The original begins with that now-legendary orchestral loop – a swirl of violins rising and falling, endlessly repeating like the rhythm of the universe itself. Then Richard Ashcroft’s voice enters, weary yet defiant: “’Cause it’s a bitter sweet symphony, this life…” In just a few words, the entire human condition is laid bare. Beauty laced with struggle. Joy tempered by restraint. A melody that soars, tethered by a world that won’t quite let it fly free.
The song’s video is as iconic as the music. Ashcroft striding down a London street, colliding with strangers, refusing to step aside. It’s more than a performance – it’s a metaphor. For pushing forward even when the world resists, for carrying your own rhythm while the city, the system, the very flow of life tries to knock you off course.
Yet, what makes “Bitter Sweet Symphony” so transcendent isn’t just its defiance – it’s its universality. Everyone who hears it finds themselves in it. It’s the song you play at a wedding, at a funeral, at the end of a long journey, or when you’re staring at the sky at 3 a.m. It belongs to every ending and every beginning, to joy and heartbreak in equal measure.
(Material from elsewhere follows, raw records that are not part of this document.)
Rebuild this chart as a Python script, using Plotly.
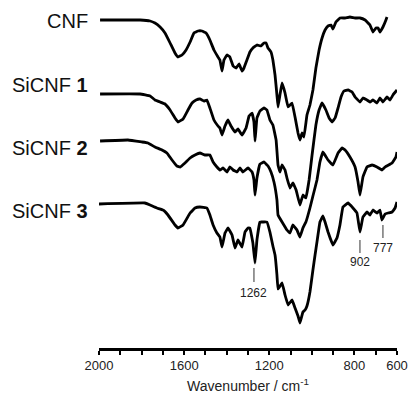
import plotly.graph_objects as go

# Wavenumbers (cm-1) and offset transmittance (arbitrary units)
cnf_wn = [1995, 1901, 1807, 1760, 1737, 1713, 1690, 1666, 1643, 1629, 1610, 1591, 1572, 1554, 1535, 1516, 1497, 1479, 1460, 1441,
          1432, 1422, 1413, 1399, 1385, 1370, 1356, 1342, 1328, 1319, 1305, 1291, 1277, 1258, 1239, 1225, 1215, 1206, 1192, 1183,
          1173, 1164, 1159, 1150, 1140, 1126, 1112, 1093, 1079, 1065, 1056, 1046, 1037, 1023, 1009, 995, 981, 966, 952, 938,
          924, 910, 901, 887, 868, 844, 821, 797, 774, 750, 727, 713, 699, 689, 680, 666, 652, 647]
cnf_t = [328, 328, 328, 327, 325, 321, 315, 305, 295, 291, 293, 298, 306, 315, 317, 317, 315, 308, 298, 291,
         288, 277, 288, 293, 291, 282, 280, 284, 277, 280, 288, 296, 300, 303, 302, 305, 305, 300, 296, 288,
         273, 253, 241, 253, 265, 255, 241, 245, 231, 215, 208, 215, 211, 233, 243, 258, 280, 298, 310, 318,
         322, 323, 319, 326, 330, 330, 331, 330, 330, 328, 323, 316, 320, 320, 316, 321, 328, 331]

si1_wn = [1995, 1807, 1760, 1737, 1713, 1690, 1666, 1643, 1629, 1605, 1582, 1563, 1544, 1526, 1507, 1493, 1479, 1460, 1441, 1432,
          1422, 1408, 1394, 1380, 1361, 1347, 1328, 1309, 1295, 1281, 1272, 1267, 1258, 1244, 1225, 1211, 1197, 1183, 1168, 1159,
          1150, 1140, 1126, 1117, 1103, 1089, 1074, 1056, 1042, 1028, 1013, 999, 981, 966, 952, 934, 919, 905, 891, 877,
          863, 849, 830, 811, 797, 774, 760, 741, 727, 713, 694, 680, 666, 647, 633, 619, 600]
si1_t = [254, 254, 252, 248, 246, 244, 238, 230, 226, 229, 238, 245, 248, 249, 247, 248, 240, 228, 222, 220,
         213, 222, 228, 222, 216, 219, 213, 220, 232, 235, 226, 207, 230, 237, 240, 238, 228, 223, 208, 183,
         176, 183, 178, 170, 160, 165, 158, 143, 153, 150, 168, 193, 223, 238, 245, 238, 230, 226, 230, 240,
         251, 257, 258, 256, 251, 246, 250, 248, 246, 248, 245, 250, 246, 251, 248, 253, 258]

si2_wn = [1995, 1864, 1798, 1770, 1737, 1704, 1681, 1657, 1634, 1619, 1596, 1572, 1549, 1526, 1502, 1479, 1464, 1446, 1432, 1417,
          1399, 1385, 1370, 1352, 1338, 1324, 1300, 1281, 1272, 1267, 1258, 1244, 1225, 1206, 1192, 1178, 1164, 1159, 1140, 1117,
          1103, 1089, 1070, 1056, 1042, 1028, 1009, 995, 976, 962, 948, 924, 901, 877, 858, 844, 821, 797, 783, 774,
          760, 741, 717, 694, 671, 656, 623, 605, 600]
si2_t = [207, 208, 206, 205, 201, 198, 195, 188, 182, 181, 185, 190, 193, 195, 193, 193, 186, 181, 178, 180,
         176, 181, 178, 176, 180, 176, 180, 176, 168, 153, 170, 184, 186, 182, 176, 166, 148, 133, 126, 118,
         115, 123, 118, 111, 120, 126, 140, 152, 168, 186, 196, 188, 183, 195, 200, 198, 191, 181, 166, 153,
         171, 181, 183, 181, 178, 181, 185, 191, 196]

si3_wn = [2000, 1784, 1760, 1728, 1699, 1676, 1643, 1629, 1605, 1572, 1549, 1526, 1493, 1479, 1464, 1446, 1432, 1422, 1408, 1394,
          1375, 1361, 1347, 1328, 1314, 1300, 1291, 1277, 1267, 1258, 1244, 1230, 1211, 1197, 1183, 1173, 1164, 1159, 1140, 1126,
          1112, 1093, 1079, 1065, 1056, 1042, 1032, 1023, 1009, 995, 985, 976, 962, 948, 938, 924, 901, 882, 868, 854,
          830, 807, 788, 774, 760, 741, 727, 713, 694, 680, 671, 656, 642, 623, 609, 600]
si3_t = [144, 145, 143, 140, 138, 133, 123, 120, 123, 135, 140, 141, 140, 133, 123, 115, 111, 101, 115, 120,
         113, 100, 108, 101, 116, 120, 120, 105, 85, 108, 126, 126, 126, 116, 102, 93, 73, 59, 65, 53,
         43, 48, 40, 32, 25, 36, 38, 42, 56, 78, 93, 106, 126, 132, 126, 116, 103, 110, 123, 141,
         145, 140, 135, 116, 131, 136, 133, 138, 135, 138, 128, 134, 135, 136, 140, 146]

series = [("CNF", cnf_wn, cnf_t), ("SiCNF 1", si1_wn, si1_t), ("SiCNF 2", si2_wn, si2_t), ("SiCNF 3", si3_wn, si3_t)]
label_texts = ["CNF", "SiCNF <b>1</b>", "SiCNF <b>2</b>", "SiCNF <b>3</b>"]
label_levels = [327, 263, 200, 137]

# peak markers on SiCNF 3: (label, position on axis, line bottom, line top, text level)
peak_labels = ["1262", "902", "777"]
peak_pos = [1272, 774, 666]
peak_line_lo = [66, 95, 110]
peak_line_hi = [80, 108, 123]
peak_text_y = [55, 86, 100]

tick_vals = list(range(2000, 599, -100))
tick_text = ["2000", " ", " ", " ", "1600", " ", " ", " ", "1200", " ", " ", " ", "800", " ", "600"]

fig = go.Figure()
for name, wn, t in series:
    fig.add_trace(go.Scatter(x=wn, y=t, mode="lines", name=name,
                             line=dict(color="black", width=2.8, shape="spline", smoothing=0.2),
                             showlegend=False, hoverinfo="skip"))

for txt, lvl in zip(label_texts, label_levels):
    fig.add_annotation(x=-0.03, xref="paper", y=lvl, yref="y", text=txt, showarrow=False,
                       xanchor="right", yanchor="middle",
                       font=dict(family="Liberation Sans, Arial", size=20, color="#111"))

for lab, pos, lo, hi, ty in zip(peak_labels, peak_pos, peak_line_lo, peak_line_hi, peak_text_y):
    fig.add_shape(type="line", x0=pos, x1=pos, y0=lo, y1=hi, xref="x", yref="y",
                  line=dict(color="#333", width=1))
    fig.add_annotation(x=pos, y=ty, xref="x", yref="y", text=lab, showarrow=False,
                       xanchor="center", yanchor="middle",
                       font=dict(family="Liberation Sans, Arial", size=12, color="#222"))

fig.update_layout(
    width=408, height=394,
    margin=dict(l=99, r=11, t=0, b=46),
    paper_bgcolor="white", plot_bgcolor="white",
    xaxis=dict(range=[2000, 600], tickvals=tick_vals, ticktext=tick_text,
               ticks="outside", ticklen=4, tickwidth=2, tickcolor="black",
               showline=True, linewidth=2.5, linecolor="black", showgrid=False, zeroline=False,
               tickfont=dict(family="Liberation Sans, Arial", size=13, color="#222"),
               title=dict(text="Wavenumber / cm<sup>-1</sup>", standoff=9,
                          font=dict(family="Liberation Sans, Arial", size=14, color="#222"))),
    yaxis=dict(range=[0, 348], visible=False, showgrid=False, zeroline=False),
)

fig.write_html("out.html")
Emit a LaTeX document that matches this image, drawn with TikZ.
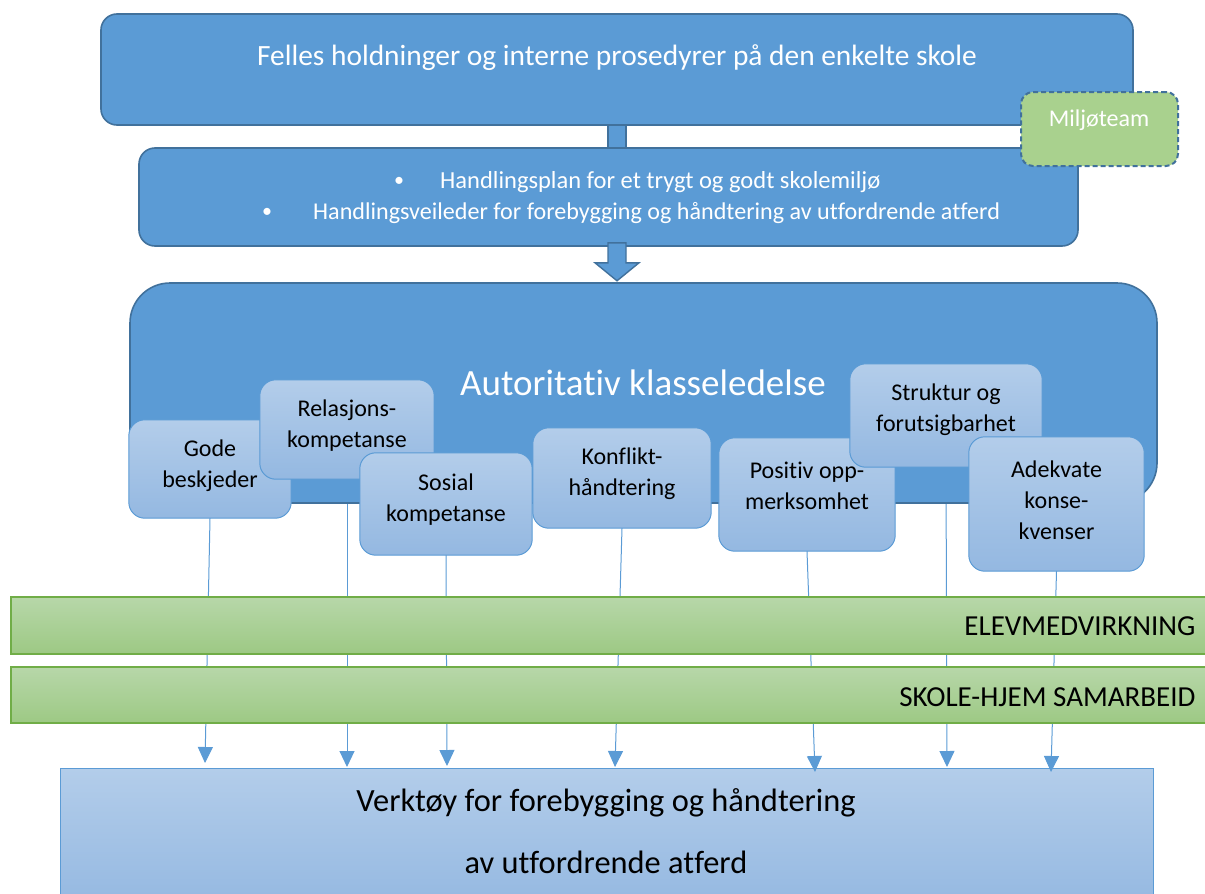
\documentclass[tikz,border=0pt]{standalone}
\usepackage{fontspec}
\setmainfont[Ligatures=NoCommon]{Carlito}
\usetikzlibrary{arrows.meta,calc}
\definecolor{mainblue}{HTML}{5B9BD5}
\definecolor{darkblue}{HTML}{41719C}
\definecolor{ltop}{HTML}{B3CDEA}
\definecolor{lbot}{HTML}{94B8E1}
\definecolor{gtop}{HTML}{B7D7A9}
\definecolor{gbot}{HTML}{9DC984}
\definecolor{gborder}{HTML}{70AD47}
\definecolor{miljo}{HTML}{A9D18E}
\tikzset{
  bigbox/.style={draw=darkblue, line width=1.6pt, fill=mainblue, rounded corners=#1, inner sep=0pt},
  lightbox/.style={draw=mainblue, line width=1pt, top color=ltop, bottom color=lbot, rounded corners=16pt, inner sep=0pt},
  greenbar/.style={draw=gborder, line width=1.2pt, top color=gtop, bottom color=gbot, inner sep=0pt},
  smalltxt/.style={font=\fontsize{24}{31}\selectfont, align=center, text=black},
  conn/.style={draw=mainblue, line width=1pt, -{Triangle[length=16pt,width=15pt]}},
}
\begin{document}
\begin{tikzpicture}[x=1pt,y=-1pt]
\useasboundingbox (0,0) rectangle (1205,894);
% connector bar between top and second box
\draw[draw=darkblue, line width=1.4pt, fill=mainblue] (608,118) rectangle (626,152);
% top box
\node[bigbox=16pt, minimum width=1032pt, minimum height=111pt] (top) at (617,69.5) {};
\node[text=white, font=\fontsize{29.4}{32}\selectfont] (toptxt) at (617,58) {Felles holdninger og interne prosedyrer på den enkelte skole};
% second box
\node[bigbox=16pt, minimum width=939pt, minimum height=98pt] (sec) at (608.5,197) {};
\node[text=white, font=\fontsize{20}{24}\selectfont, anchor=west, inner sep=0pt] (b1) at (394,182) {•};
\node[text=white, font=\fontsize{24.5}{28}\selectfont, anchor=west, inner sep=0pt] (l1) at (440,182) {Handlingsplan for et trygt og godt skolemiljø};
\node[text=white, font=\fontsize{20}{24}\selectfont, anchor=west, inner sep=0pt] (b2) at (262,213) {•};
\node[text=white, font=\fontsize{24.1}{28}\selectfont, anchor=west, inner sep=0pt] (l2) at (313,213) {Handlingsveileder for forebygging og håndtering av utfordrende atferd};
% Miljoteam
\node[draw=darkblue, line width=2pt, dash pattern=on 5pt off 3pt, fill=miljo, rounded corners=12pt, minimum width=157pt, minimum height=74pt, inner sep=0pt] (mil) at (1099.5,129) {};
\node[text=white, font=\fontsize{24}{28}\selectfont] (miltxt) at (1099,120) {Miljøteam};
% block arrow down
\draw[draw=darkblue, line width=1.4pt, fill=mainblue]
  ($(sec.south)+(8.5,-4)$) ++(-9,0) -- ++(0,20) -- ++(-13,0) -- ($(sec.south)+(8.5,34)$) -- ++(22,-18) -- ++(-13,0) -- ++(0,-20) -- cycle;
% bottom box
\node[draw=mainblue, line width=1pt, top color=ltop, bottom color=lbot, inner sep=0pt, minimum width=1093pt, minimum height=140pt] (bot) at (606.5,838) {};
\node[smalltxt, font=\fontsize{32.4}{62}\selectfont] (bottxt) at (606,831) {Verktøy for forebygging og håndtering\\av utfordrende atferd};
% tips of connectors
\coordinate (t1) at (205,763);
\coordinate (t2) at (347,767);
\coordinate (t3) at (447,766);
\coordinate (t4) at (615,767);
\coordinate (t5) at (815,772);
\coordinate (t6) at (947,767);
\coordinate (t7) at (1051,772);
\path (210,469) node[minimum width=162pt, minimum height=98pt, inner sep=0pt] (gode) {}
      (347,429.5) node[minimum width=174pt, minimum height=99pt, inner sep=0pt] (rel) {}
      (446,504) node[minimum width=172pt, minimum height=102pt, inner sep=0pt] (sos) {}
      (622,478) node[minimum width=178pt, minimum height=100pt, inner sep=0pt] (kon) {}
      (807,494.5) node[minimum width=176pt, minimum height=113pt, inner sep=0pt] (pos) {}
      (946,415.5) node[minimum width=192pt, minimum height=103pt, inner sep=0pt] (str) {}
      (1056.5,504) node[minimum width=175pt, minimum height=134pt, inner sep=0pt] (ade) {};
% connectors
\draw[conn] (gode.south) -- (t1);
\draw[conn] (rel.south) -- (t2);
\draw[conn] (sos.south) -- (t3);
\draw[conn] (kon.south) -- (t4);
\draw[conn] (pos.south) -- (t5);
\draw[conn] (str.south) -- (t6);
\draw[conn] (ade.south) -- (t7);
% big box
\node[bigbox=40pt, minimum width=1027pt, minimum height=220pt] (big) at (643.5,393) {};
\node[text=white, font=\fontsize{37}{40}\selectfont] (bigtxt) at (643,383) {Autoritativ klasseledelse};
% small boxes drawn
\path[lightbox] (gode.north west) rectangle (gode.south east);
\node[smalltxt] (godetxt) at (210,466) {Gode\\beskjeder};
\path[lightbox] (rel.north west) rectangle (rel.south east);
\node[smalltxt] (reltxt) at (347,425.5) {Relasjons-\\kompetanse};
\path[lightbox] (sos.north west) rectangle (sos.south east);
\node[smalltxt] (sostxt) at (446,500) {Sosial\\kompetanse};
\path[lightbox] (kon.north west) rectangle (kon.south east);
\node[smalltxt] (kontxt) at (622,473.5) {Konflikt-\\håndtering};
\path[lightbox] (pos.north west) rectangle (pos.south east);
\node[smalltxt] (postxt) at (807,486) {Positiv opp-\\merksomhet};
\path[lightbox] (str.north west) rectangle (str.south east);
\node[smalltxt] (strtxt) at (946,410) {Struktur og\\forutsigbarhet};
\path[lightbox] (ade.north west) rectangle (ade.south east);
\node[smalltxt] (adetxt) at (1056.5,500) {Adekvate\\konse-\\kvenser};
% green bars
\node[greenbar, minimum width=1210pt, minimum height=57pt] (elev) at (616,625.5) {};
\node[font=\fontsize{29}{32}\selectfont, text=black, anchor=east] (elevtxt) at (1199,626) {ELEVMEDVIRKNING};
\node[greenbar, minimum width=1210pt, minimum height=56pt] (skole) at (616,695) {};
\node[font=\fontsize{29}{32}\selectfont, text=black, anchor=east] (skoletxt) at (1199,697) {SKOLE-HJEM SAMARBEID};
\end{tikzpicture}
\end{document}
Bitter Sweet Symphony still feels like the soundtrack to existence itself. It doesn’t try to solve life’s contradictions; it embraces them. It reminds us that beauty and burden are two notes of the same melody, forever entwined.
Not many songs can capture the human spirit in just a few notes. This one did – and continues to, every time those strings begin to play.
This new arrangement brings the cinematic to the forefront, turning the song into something larger than life – a sweeping soundscape where strings swell like horizons and every note feels like it belongs on the silver screen, only to merge into the familiar, however somehow different.